The posteriors have keywords describing them. This can be used to find in which cases some algorithm fails or is significantly more efficient than other. These keywords can be like "unimodal", "multimodal", "funnel", "low_correlation", "high_correlation". In addition, the dimensionality of parameter space is known. This makes it possible to do explorative analysis, first finding in which cases algorithm fails and then comparing to the reference posterior in which way it is failing, or first finding in which cases algorithm efficiency is much different than for others (e.g., low efficiency for "high_correlation" posteriors) and then analysing the reasons.
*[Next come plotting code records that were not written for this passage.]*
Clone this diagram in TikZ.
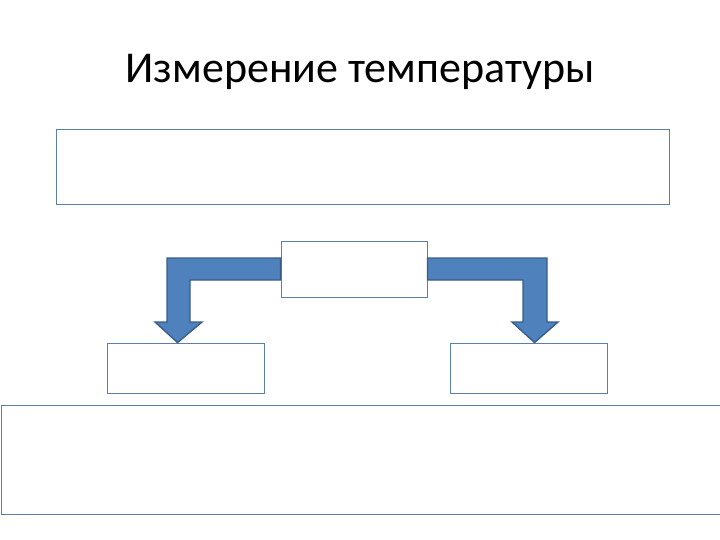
\documentclass[tikz,border=0pt]{standalone}
\usepackage{fontspec}
\setmainfont{Carlito}
\usetikzlibrary{calc}
\definecolor{boxline}{HTML}{5A7FA8}
\definecolor{arrfill}{HTML}{4F81BD}
\definecolor{arrline}{HTML}{385D8A}
\begin{document}
\begin{tikzpicture}[x=1pt,y=-1pt,
  box/.style={draw=boxline,line width=0.9pt,rectangle,inner sep=0pt,fill=white},
  bendarrow/.style={fill=arrfill,draw=arrline,line width=1.4pt,line join=miter}]
\useasboundingbox (0,0) rectangle (720,540);
\clip (0,0) rectangle (720,540);
\node[font=\fontsize{44}{52}\selectfont,anchor=base] (title) at (360,83) {Измерение температуры};
\node[box,minimum width=613pt,minimum height=75pt] (top) at (362.5,166.5) {};
\node[box,minimum width=146pt,minimum height=56pt] (mid) at (354,269) {};
\node[box,minimum width=157pt,minimum height=50pt] (left) at (185.5,368) {};
\node[box,minimum width=157pt,minimum height=50pt] (right) at (528.5,368) {};
\node[box,minimum width=724pt,minimum height=109pt] (bottom) at (363,459.5) {};
% left bent arrow
\coordinate (lt) at ($(left.north west)+(71,0)$);
\draw[bendarrow] ($(mid.west)+(0,-11)$) -- (167,258) -- (167,322)
  -- (155,322) -- (lt) -- (202,322) -- (190,322)
  -- (190,280) -- ($(mid.west)+(0,11)$) -- cycle;
% right bent arrow
\coordinate (rt) at ($(right.north west)+(85,0)$);
\draw[bendarrow] ($(mid.east)+(0,-11)$) -- (547,258) -- (547,322)
  -- (558,322) -- (rt) -- (512,322) -- (523,322)
  -- (523,280) -- ($(mid.east)+(0,11)$) -- cycle;
\end{tikzpicture}
\end{document}
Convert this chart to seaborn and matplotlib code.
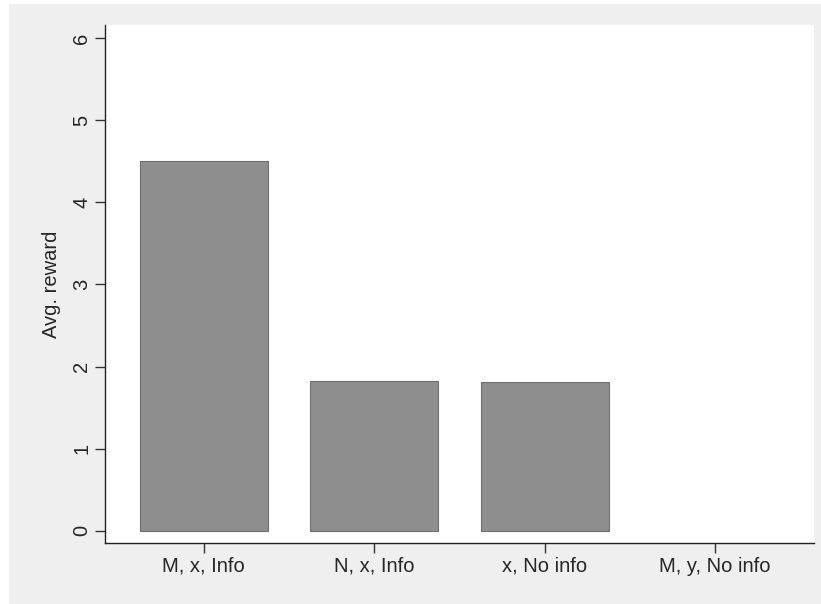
import pandas as pd
import matplotlib
matplotlib.use("Agg")
import matplotlib.pyplot as plt
import matplotlib.patches as mpatches
import seaborn as sns

# values
groups = ["M, x, Info", "N, x, Info", "x, No info", "M, y, No info"]
avg_reward = [4.50, 1.82, 1.81, 0.0]
y_ticks = [0, 1, 2, 3, 4, 5, 6]

df = pd.DataFrame({"group": groups, "reward": avg_reward})

sns.set_style("white")
plt.rcParams['font.family'] = ['Liberation Sans', 'DejaVu Sans']

fig = plt.figure(figsize=(8.21, 6.04), dpi=100)
fig.patch.set_facecolor("white")
# stata-like grey outer region
fig.patches.append(mpatches.Rectangle((9 / 821, 0), 1, 1 - 4 / 604,
                                      transform=fig.transFigure,
                                      facecolor="#efefef", edgecolor="none",
                                      zorder=-10))

ax = fig.add_axes([105 / 821, 1 - 543 / 604, (813.7 - 105) / 821, (543 - 25) / 604])
ax.set_facecolor("white")

sns.barplot(data=df, x="group", y="reward", ax=ax, color="#8e8e8e",
            width=0.75, saturation=1, edgecolor="#6e6e6e", linewidth=0.8,
            errorbar=None)

# empty group: no outline drawn
for p in ax.patches:
    if p.get_height() == 0:
        p.set_linewidth(0)

ax.set_xlim(-0.578, 3.578)
ax.set_ylim(-0.15, 6.16)
ax.set_yticks(y_ticks)
ax.set_yticklabels([str(t) for t in y_ticks], rotation=90, va="center")
ax.set_xlabel("")
ax.set_ylabel("Avg. reward", fontsize=14.5, labelpad=8)

for side in ["top", "right"]:
    ax.spines[side].set_visible(False)
for side in ["left", "bottom"]:
    ax.spines[side].set_color("#222222")
    ax.spines[side].set_linewidth(1.0)

ax.tick_params(axis="both", which="major", direction="out", length=7,
               width=1.0, color="#333333", labelsize=14.5, pad=3,
               left=True, bottom=True)

fig.savefig("out.png", dpi=100, facecolor=fig.get_facecolor())
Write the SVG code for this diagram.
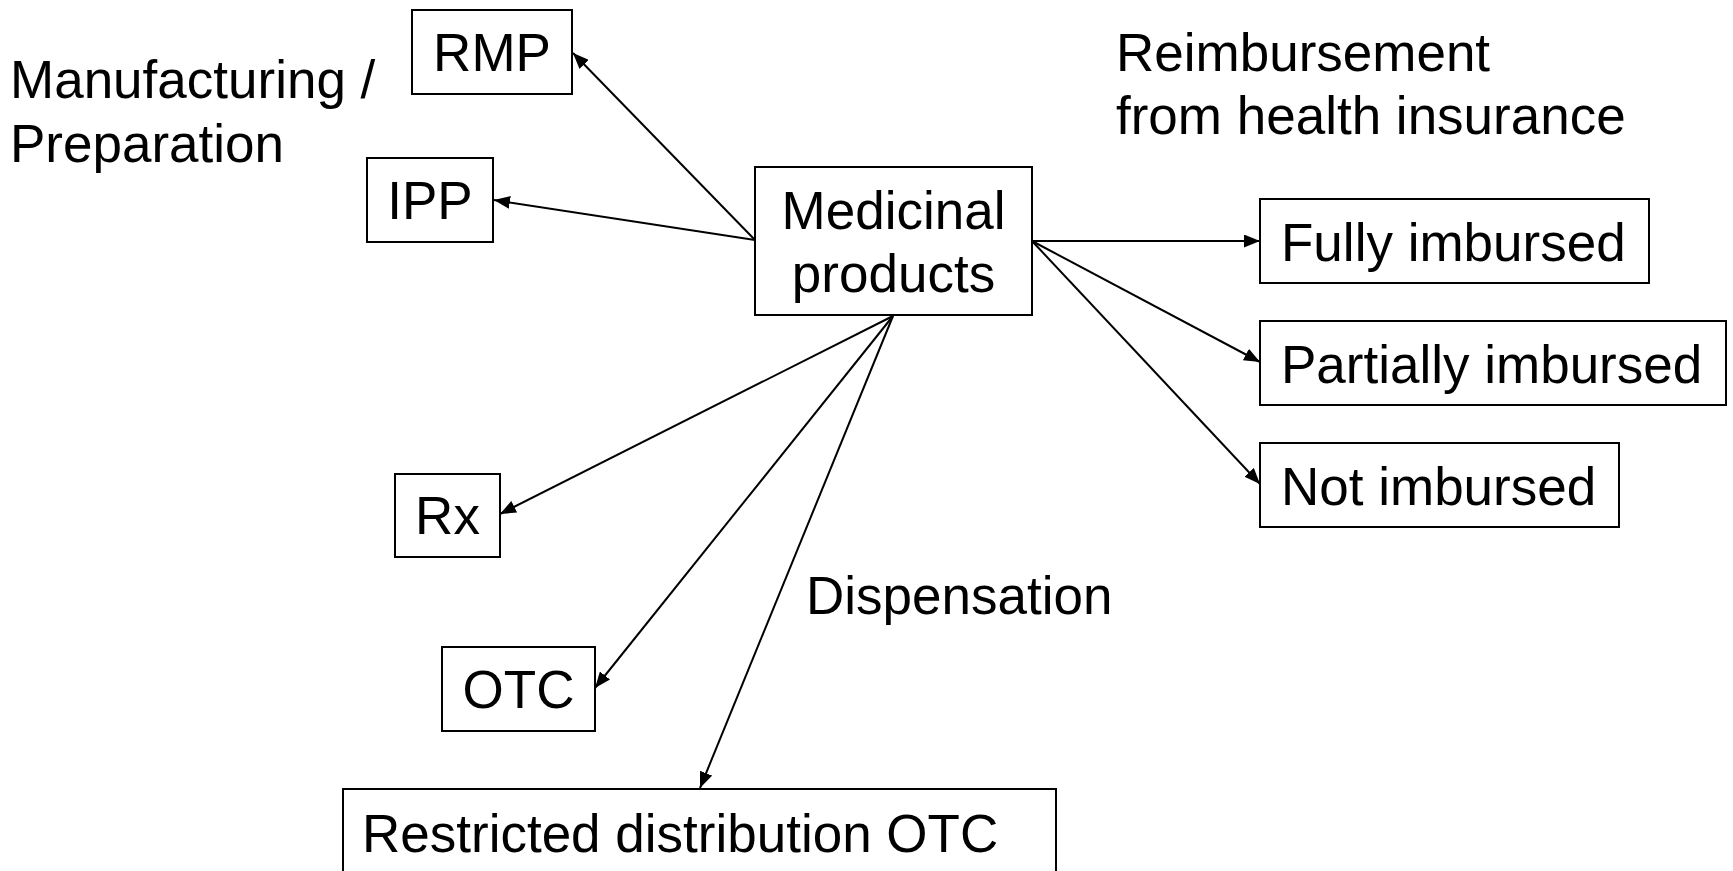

Developing new algorithms for interesting models

We aim to include in posteriordb also challenging models and posteriors for which we don't know efficient algorithms yet, for example, posteriors for which we know the current dynamic HMC in Stan is inefficient. Some of the posteriors might be such that dynamic HMC needs to be run very very long time, and some might be such that even if dynamic HMC would be best we know we assume it's still getting stuck in local modes. We welcome interesting challenging examples even without a reference posterior or if the reference posterior has been computed with a model-specific algorithm. Having those models in the database, makes it faster for others to experiment with challenging models, too.

Code examples

Whenever there is some code on the internet, it is possible that someone copies it. We aim to have best practices for Stan code and priors so that, if someone copies one of our examples, we don't spread bad examples. Sometimes, we may also include models with bad priors (e.g., some models copied from BUGS examples) as they can provide good test posteriors (e.g., weak identifiability) for convergence diagnostics, but such bad priors should be accompanied with a comment stating that they are bad priors.

Models and data for teaching

A teacher in Bayesian Statistics may be able to use the posterior database to give students simple access to data and Stan code that has been tested and are known to work. Hence, the posterior database can also be used as a teaching tool.